26 Jan being a leader
I used to think being a leader meant that you had to be picked. That you had to be elected. Or nominated. Or chosen.
Being a leader meant you had to have a special title. You had to be the President, or VP, or Director, or Head of ‘insert committee here’ or group.
I used to think being a leader meant that you had been anointed by others to be able to make decisions, speak up, and be at the forefront.
I now know that all of the above is untrue.
Anyone can be a leader.
Doesn’t matter your age, your race, your sex, your title, your status. If you want to be a leader, all you need to do is lead.
How does one lead?
A. Check your ego at the door. Don’t think that you know it all. Don’t be the smartest person. Don’t stop asking questions. Remember, it’s not about you, it’s about elevating others.
B. Listen. Opening yourself and listening to understand those around you provides context for what motivates each individual.

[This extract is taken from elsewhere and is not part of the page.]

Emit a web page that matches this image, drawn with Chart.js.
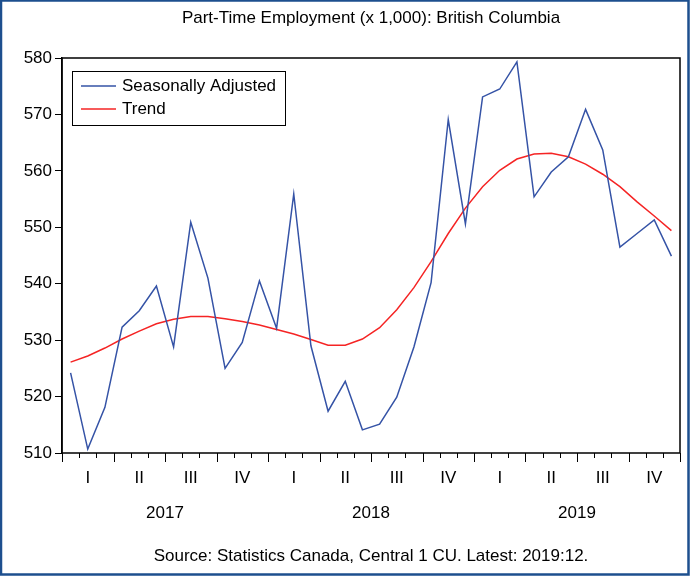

When you understand a person’s motivation you can help achieve the goal.
C. If you want the trust of others or to influence others, then you need to give them trust and allow yourself to be influenced.
D. Say Do. If you say you’re going to do something, do it. Don’t just talk, but deliver on your words.
E. Communicate. Make sure you share openly and frequently. Share in the style and format that is preferred by those you’re leading.
F. Welcome conflict. When one is a leader not everyone is going to agree, or like, or appreciate your decisions. That’s okay. Don’t run away, block, ignore, or try to deflect the conflict. Address it head on.
The above may not be the best set of how people should lead. It’s my framework. A set of guides that I use based on my life, my reading, and how I was raised.
Lastly, leadership is built, one relationship at a time.
Leadership is built at the N of 1.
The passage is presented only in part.